NEW YORK -- All the New York Yankees ever needed in this World Series was one little slip-up, one little muff. Wednesday in Game 4 of the World Series, the Atlanta Braves gave them two. In the same inning.

And the Yanks turned that into a sweep-clinching Series win.

"That ballclub just pounces on you," said Braves third baseman Chipper Jones. "And with Roger Clemens throwing like he was, and [Series MVP Mariano Rivera] coming out of the bullpen ... you knew it was going to be awfully tough."

A rocky third inning lowlighted by two Braves' gaffes cemented the team's fourth Series disaster of the decade. Two ground balls that could have been called errors -- and maybe even should have been called errors -- found their way through the Braves' infield and resulted in three runs.

That was all the Yankees needed on the way to a 4-1 win and their 12th straight World Series win.

"We got the groundballs but we didn't get an out," Braves manager Bobby Cox said. "That's the way it goes."

New York's Chuck Knoblauch opened the inning with a hard grounder to the hole between short and third. Braves shortstop Walt Weiss got there in plenty of time and backhanded the ball, but he couldn't come up with it. Officials scored the grounder an infield single.

"It's a play I could have made," conceded Weiss. "I knew with Knoblauch running ... I was trying to get off the throw really quickly."

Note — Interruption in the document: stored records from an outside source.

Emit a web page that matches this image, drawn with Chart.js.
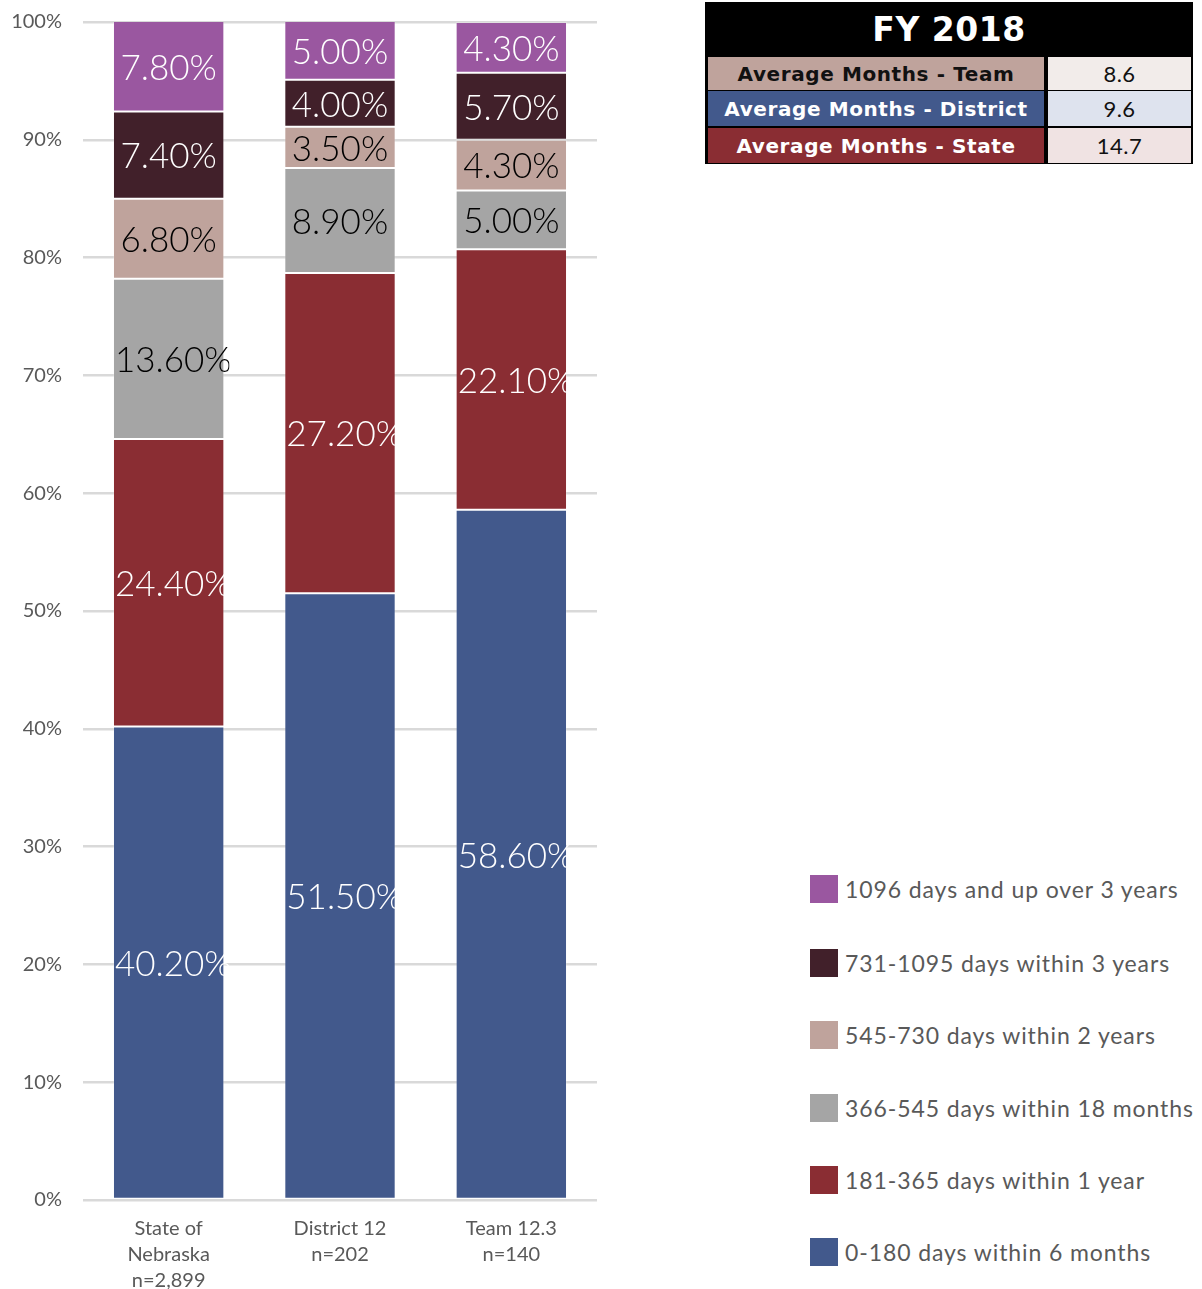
<!DOCTYPE html>
<html><head><meta charset="utf-8">
<script src="https://cdn.jsdelivr.net/npm/chart.js@4/dist/chart.umd.min.js"></script>
<style>
html,body{margin:0;padding:0;background:#fff;width:1202px;height:1289px;overflow:hidden;font-family:Lato,"DejaVu Sans",sans-serif;}
#wrap{position:absolute;left:0;top:-11px;width:620px;height:1300px;}
#tbl{position:absolute;left:705px;top:2px;width:488px;height:162px;background:#000;}
#tbl .hdr{position:absolute;left:0;top:0;width:488px;height:54px;line-height:56px;text-align:center;color:#fff;font-family:"DejaVu Sans",sans-serif;font-weight:bold;font-size:33px;letter-spacing:0.5px;}
#tbl .row{position:absolute;left:3px;width:484px;}
#tbl .l{position:absolute;left:0;top:0;width:336px;height:100%;text-align:center;font-family:"DejaVu Sans",sans-serif;font-weight:bold;font-size:20px;letter-spacing:0.6px;display:flex;align-items:center;justify-content:center;}
#tbl .r{position:absolute;left:340px;top:0;width:143px;height:100%;text-align:center;font-size:22px;letter-spacing:0.5px;color:#111;display:flex;align-items:center;justify-content:center;}
#legend{position:absolute;left:0;top:0;}
.li{position:absolute;left:810px;height:30px;display:flex;align-items:center;font-size:23px;letter-spacing:0.9px;color:#595959;white-space:nowrap;}
.li .sw{width:28px;height:28px;margin-right:7px;}
</style></head>
<body>
<div id="wrap"><canvas id="c" width="620" height="1300"></canvas></div>
<div id="tbl"></div>
<div id="legend"></div>
<script>
const categories = [["State of","Nebraska","n=2,899"],["District 12","n=202"],["Team 12.3","n=140"]];
const seriesNames = ["0-180 days within 6 months","181-365 days within 1 year","366-545 days within 18 months","545-730 days within 2 years","731-1095 days within 3 years","1096 days and up over 3 years"];
const within6Months = [40.2, 51.5, 58.6];
const within1Year = [24.4, 27.2, 22.1];
const within18Months = [13.6, 8.9, 5.0];
const within2Years = [6.8, 3.5, 4.3];
const within3Years = [7.4, 4.0, 5.7];
const over3Years = [7.8, 5.0, 4.3];
const yTicks = [0,10,20,30,40,50,60,70,80,90,100];
const tableTitle = "FY 2018";
const tableLabels = ["Average Months - Team","Average Months - District","Average Months - State"];
const tableValues = ["8.6","9.6","14.7"];

const seriesData = [within6Months, within1Year, within18Months, within2Years, within3Years, over3Years];
const colors = ["#42598C","#8A2D33","#A5A5A5","#BFA39C","#41202A","#9A57A0"];
const labelColors = ["#fff","#fff","#000","#000","#fff","#fff"];

const valueLabels = {
  id:'valueLabels',
  afterDatasetsDraw(chart){
    const ctx = chart.ctx;
    const area = chart.chartArea;
    ctx.save();
    ctx.font = '300 35px Lato, "DejaVu Sans", sans-serif';
    ctx.textBaseline = 'middle';
    chart.data.datasets.forEach((ds, di) => {
      const meta = chart.getDatasetMeta(di);
      meta.data.forEach((bar, i) => {
        const v = ds.data[i];
        const txt = v.toFixed(2) + '%';
        const top = Math.max(bar.y, area.top);
        const bottom = Math.min(bar.base, area.bottom);
        const cy = (top + bottom) / 2 + 2;
        const left = bar.x - bar.width / 2;
        const w = ctx.measureText(txt).width;
        ctx.save();
        ctx.beginPath();
        ctx.rect(left, top, bar.width + 5, bottom - top + 20);
        ctx.clip();
        ctx.fillStyle = labelColors[di];
        if (w > bar.width - 4) { ctx.textAlign = 'left'; ctx.fillText(txt, left + 2, cy); }
        else { ctx.textAlign = 'center'; ctx.fillText(txt, bar.x, cy); }
        ctx.restore();
      });
    });
    ctx.restore();
  }
};

new Chart(document.getElementById('c'), {
  type: 'bar',
  data: {
    labels: categories,
    datasets: seriesData.map((d, i) => ({
      label: seriesNames[i], data: d, backgroundColor: colors[i],
      borderColor: 'rgba(255,255,255,0.22)', borderWidth: 1, borderSkipped: false,
      categoryPercentage: 1.0, barPercentage: 0.65
    }))
  },
  options: {
    responsive: false, animation: false,
    layout: { padding: { top: 11, right: 23, left: 0, bottom: 0 } },
    plugins: { legend: { display: false }, tooltip: { enabled: false } },
    scales: {
      x: {
        stacked: true,
        grid: { display: false },
        border: { display: false },
        ticks: { color: '#595959', font: { family: 'Lato, "DejaVu Sans", sans-serif', size: 20, lineHeight: 1.3 }, padding: 8, maxRotation: 0, autoSkip: false },
        afterFit(s){ s.height = 89; }
      },
      y: {
        stacked: true, min: 0, max: 100,
        afterBuildTicks(s){ s.ticks = yTicks.map(v => ({ value: v })); },
        grid: { color: '#D9D9D9', lineWidth: 2.5, drawTicks: false },
        border: { display: false },
        ticks: { color: '#595959', font: { family: 'Lato, "DejaVu Sans", sans-serif', size: 20 }, padding: 21, callback: v => v + '%' },
        afterFit(s){ s.width = 83; }
      }
    }
  },
  plugins: [valueLabels]
});

// Table
const tbl = document.getElementById('tbl');
const hdr = document.createElement('div'); hdr.className = 'hdr'; hdr.textContent = tableTitle; tbl.appendChild(hdr);
const rowBg = ["#BFA39C","#42598C","#8A2D33"], rowFg = ["#111","#fff","#fff"], valBg = ["#F2ECEA","#DEE3EE","#F0E3E3"];
const rowTop = [55, 89, 126], rowH = [33, 35, 35];
tableLabels.forEach((t, i) => {
  const r = document.createElement('div'); r.className = 'row'; r.style.top = rowTop[i] + 'px'; r.style.height = rowH[i] + 'px';
  const l = document.createElement('div'); l.className = 'l'; l.style.background = rowBg[i]; l.style.color = rowFg[i]; l.textContent = t;
  const v = document.createElement('div'); v.className = 'r'; v.style.background = valBg[i]; v.textContent = tableValues[i];
  r.appendChild(l); r.appendChild(v); tbl.appendChild(r);
});

// Legend (reversed)
const lg = document.getElementById('legend');
const legendY = [889, 963, 1035, 1108, 1180, 1252];
for (let k = 0; k < seriesNames.length; k++) {
  const i = seriesNames.length - 1 - k;
  const it = document.createElement('div'); it.className = 'li'; it.style.top = (legendY[k] - 15) + 'px';
  const sw = document.createElement('div'); sw.className = 'sw'; sw.style.background = colors[i];
  const tx = document.createElement('span'); tx.textContent = seriesNames[i];
  it.appendChild(sw); it.appendChild(tx); lg.appendChild(it);
}
</script>
</body></html>
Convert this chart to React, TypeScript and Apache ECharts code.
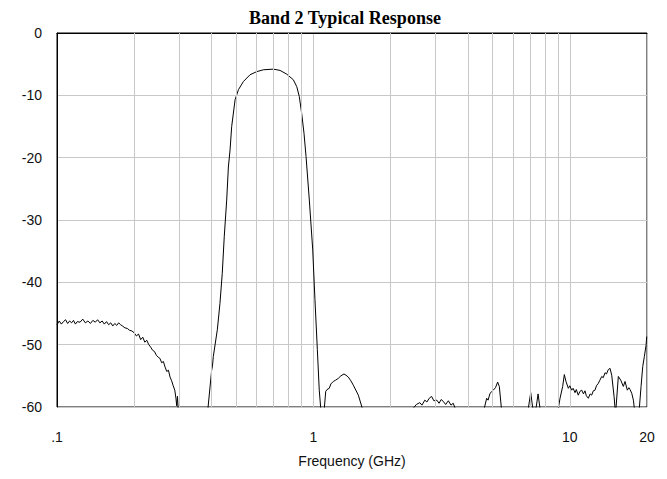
import React, { useEffect, useRef } from "react";
import * as echarts from "echarts";

// Frequency (GHz), dB pairs
const lowBand: [number, number][] = [
  [0.1, -46.8], [0.102, -46.2], [0.104, -46.7], [0.106, -46.3], [0.108, -46.0], [0.11, -46.6],
  [0.112, -46.2], [0.114, -46.5], [0.116, -46.1], [0.118, -46.7], [0.12, -46.3], [0.123, -46.4],
  [0.126, -45.9], [0.129, -46.5], [0.132, -46.2], [0.135, -46.6], [0.138, -46.1], [0.141, -46.4],
  [0.144, -46.0], [0.147, -46.5], [0.15, -46.2], [0.153, -46.7], [0.156, -46.3], [0.159, -46.8],
  [0.162, -46.5], [0.165, -47.0], [0.168, -46.6], [0.171, -46.9], [0.174, -46.5], [0.177, -46.8],
  [0.18, -47.0], [0.184, -47.3], [0.188, -47.4], [0.192, -47.7], [0.196, -47.8], [0.2, -48.1],
  [0.204, -48.6], [0.208, -48.3], [0.212, -49.2], [0.216, -48.8], [0.22, -49.6], [0.224, -49.3],
  [0.228, -50.0], [0.232, -50.4], [0.236, -50.9], [0.24, -51.1], [0.244, -51.7], [0.248, -52.0],
  [0.252, -52.2], [0.256, -52.9], [0.26, -52.7], [0.264, -53.6], [0.268, -54.3], [0.272, -54.1],
  [0.276, -55.2], [0.28, -55.8], [0.284, -56.6], [0.288, -57.3], [0.291, -58.6], [0.293, -59.8],
  [0.295, -58.3], [0.297, -60.5],
];

const passBand: [number, number][] = [
  [0.388, -60.2], [0.401, -54.1], [0.404, -53.4], [0.407, -51.9], [0.422, -47.6], [0.432, -43.4],
  [0.441, -38.6], [0.449, -32.7], [0.459, -26.8], [0.466, -21.5], [0.473, -18.8], [0.48, -15.0],
  [0.495, -10.7], [0.51, -9.1], [0.533, -7.8], [0.566, -6.7], [0.601, -6.2], [0.638, -5.9],
  [0.698, -5.8], [0.741, -6.0], [0.787, -6.6], [0.835, -7.5], [0.861, -8.6], [0.881, -10.2],
  [0.9, -12.9], [0.919, -16.1], [0.936, -19.8], [0.964, -26.8], [0.994, -34.8], [1.014, -42.8],
  [1.036, -50.8], [1.054, -57.3], [1.068, -60.2],
];

const firstSpur: [number, number][] = [
  [1.103, -60.2], [1.117, -57.5], [1.13, -57.2], [1.153, -57.0], [1.17, -56.3], [1.196, -55.9],
  [1.22, -55.7], [1.251, -55.4], [1.28, -55.0], [1.316, -54.7], [1.34, -54.9], [1.368, -55.2],
  [1.4, -55.8], [1.431, -56.5], [1.497, -58.1], [1.551, -60.2],
];

const secondSpur: [number, number][] = [
  [2.45, -60.2], [2.52, -59.6], [2.6, -59.3], [2.65, -59.7], [2.72, -58.9], [2.77, -59.2],
  [2.83, -58.6], [2.89, -58.3], [2.95, -59.0], [3.03, -58.9], [3.09, -59.4], [3.15, -58.8],
  [3.21, -59.1], [3.28, -59.6], [3.36, -59.0], [3.44, -59.7], [3.51, -59.4], [3.57, -60.2],
];

const thirdSpur: [number, number][] = [
  [4.64, -60.2], [4.74, -58.6], [4.8, -58.9], [4.885, -57.8], [5.03, -57.3], [5.13, -56.9],
  [5.23, -56.0], [5.31, -56.7], [5.41, -60.2],
];

const fourthSpur: [number, number][] = [
  [6.89, -60.2], [7.04, -57.7], [7.17, -60.2], [7.385, -60.2], [7.52, -57.9], [7.65, -60.2],
];

const fifthSpur: [number, number][] = [
  [9.02, -60.2], [9.16, -58.6], [9.38, -56.7], [9.52, -54.8], [9.66, -55.9], [9.87, -57.0],
  [10.0, -56.6], [10.17, -57.3], [10.3, -57.0], [10.48, -57.7], [10.6, -57.2], [10.79, -58.1],
  [10.95, -57.5], [11.13, -57.3], [11.3, -57.9], [11.46, -57.4], [11.6, -58.2], [11.81, -58.6],
  [12.0, -57.9], [12.17, -58.1], [12.35, -57.4], [12.54, -57.3], [12.7, -56.6], [12.92, -56.2],
  [13.1, -55.7], [13.32, -55.1], [13.5, -55.3], [13.72, -54.5], [13.9, -54.7], [14.13, -54.0],
  [14.35, -53.8], [14.57, -54.9], [14.88, -58.3], [15.01, -60.2],
];

const sixthSpur: [number, number][] = [
  [15.14, -60.2], [15.46, -55.1], [15.8, -55.7], [16.17, -56.7], [16.42, -55.9], [16.76, -57.3],
  [17.0, -56.9], [17.18, -57.2], [17.44, -57.8], [17.7, -58.9], [17.85, -60.2],
];

const topSpur: [number, number][] = [
  [18.67, -60.2], [18.96, -56.7], [19.25, -53.5], [19.53, -51.9], [19.83, -50.1], [19.95, -48.7],
];

const minorGridFreqs = [0.2, 0.3, 0.4, 0.5, 0.6, 0.7, 0.8, 0.9, 2, 3, 4, 5, 6, 7, 8, 9];
const xTickLabels: Record<string, string> = { "0.1": ".1", "1": "1", "10": "10", "20": "20" };

const segments = [lowBand, passBand, firstSpur, secondSpur, thirdSpur, fourthSpur, fifthSpur, sixthSpur, topSpur];

export default function App() {
  const ref = useRef<HTMLDivElement>(null);
  useEffect(() => {
    document.body.style.margin = "0";
    if (!ref.current) return;
    const chart = echarts.init(ref.current, null, { renderer: "svg" });
    const gridColor = "#c8c8c8";
    const series: any[] = segments.map((seg) => ({
      type: "line",
      data: seg,
      showSymbol: false,
      symbol: "none",
      clip: true,
      lineStyle: { color: "#000", width: 1 },
      silent: true,
    }));
    series.push({
      type: "line",
      data: [],
      silent: true,
      markLine: {
        silent: true,
        symbol: "none",
        label: { show: false },
        lineStyle: { color: gridColor, width: 1, type: "solid" },
        data: minorGridFreqs.map((f) => ({ xAxis: f })),
      },
    });
    chart.setOption({
      animation: false,
      title: {
        text: "Band 2 Typical Response",
        left: 244,
        top: 4,
        textStyle: {
          fontFamily: "Liberation Serif",
          fontWeight: "bold",
          fontSize: 18,
          color: "#000",
        },
      },
      grid: {
        left: 57,
        right: 20,
        top: 33,
        bottom: 72,
        show: true,
        borderColor: "#000",
        borderWidth: 1,
        backgroundColor: "transparent",
      },
      xAxis: {
        type: "log",
        logBase: 10,
        min: 0.1,
        max: 20,
        name: "Frequency (GHz)",
        nameLocation: "middle",
        nameGap: 47,
        nameTextStyle: { fontFamily: "Liberation Sans", fontSize: 14, color: "#111" },
        axisLine: { show: true, lineStyle: { color: "#000" } },
        axisTick: { show: false },
        axisLabel: {
          margin: 23,
          fontFamily: "Liberation Sans",
          fontSize: 14,
          color: "#111",
          showMaxLabel: true,
          formatter: (v: number) => {
            const k = String(Math.round(v * 1000) / 1000);
            return xTickLabels[k] ?? "";
          },
        },
        splitLine: { show: true, lineStyle: { color: gridColor, width: 1 } },
      },
      yAxis: {
        type: "value",
        min: -60,
        max: 0,
        interval: 10,
        axisLine: { show: true, lineStyle: { color: "#000" } },
        axisTick: { show: false },
        axisLabel: {
          margin: 15,
          fontFamily: "Liberation Sans",
          fontSize: 14,
          color: "#111",
          padding: [6, 0, 0, 0],
        },
        splitLine: { show: true, lineStyle: { color: gridColor, width: 1 } },
      },
      series,
    });
    return () => chart.dispose();
  }, []);
  return <div ref={ref} style={{ width: 667, height: 479 }} />;
}
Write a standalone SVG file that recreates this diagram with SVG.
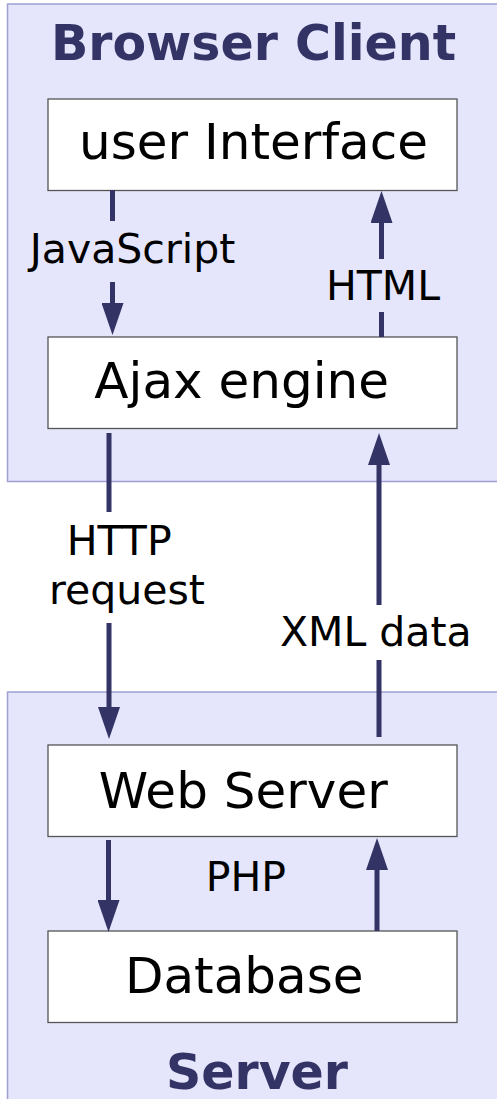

Derek Jeter followed with single and, after a one-out walk to Bernie Williams, Yankees first baseman Tino Martinez stepped to the plate with the bases loaded. He sent a hard-hit grounder toward Braves first baseman Ryan Klesko, who was thinking double play: first to second then back to first.

Klesko bent over to get the ball -- he didn't get in front of it -- it hit his glove, ran up his arm and flew into right-center field.

"It just came up on me," he said. "I got a good break on it, but it was hit so hard ... it just came up on me."

It also didn't help that Williams was in front of Klesko, which seemed to throw off the first baseman. In fact, the grounder nearly clipped Williams' heel.

"He was in front of me, definitely," Klesko said of Williams. "But I knew when [Martinez] hit the ball, it was in front of me."

That grounder, too, was generously scored a single. Two runs came in, plenty enough to ensure the Yankees' 25th World Series title. Catcher Jorge Posada later drove in a third with a two-out single in an inning Braves starter John Smoltz called the toughest of his career.

"These guys aren't swinging at anything," Smoltz told coaches as he came into the dugout after the inning.

That, of course, was the type of Series it was for the Braves. They stayed close in three of the losses -- in two of the games, they had an eighth-inning lead -- and had a big lead in the other. Still, they managed to be swept.

"I've seen Walt make that play 100 times," Jones said. "And I've seen Klesko make that play, too. Those two plays get made, we might still be playing."

They didn't. And so the Braves' season ends in another disappointing loss in the Series.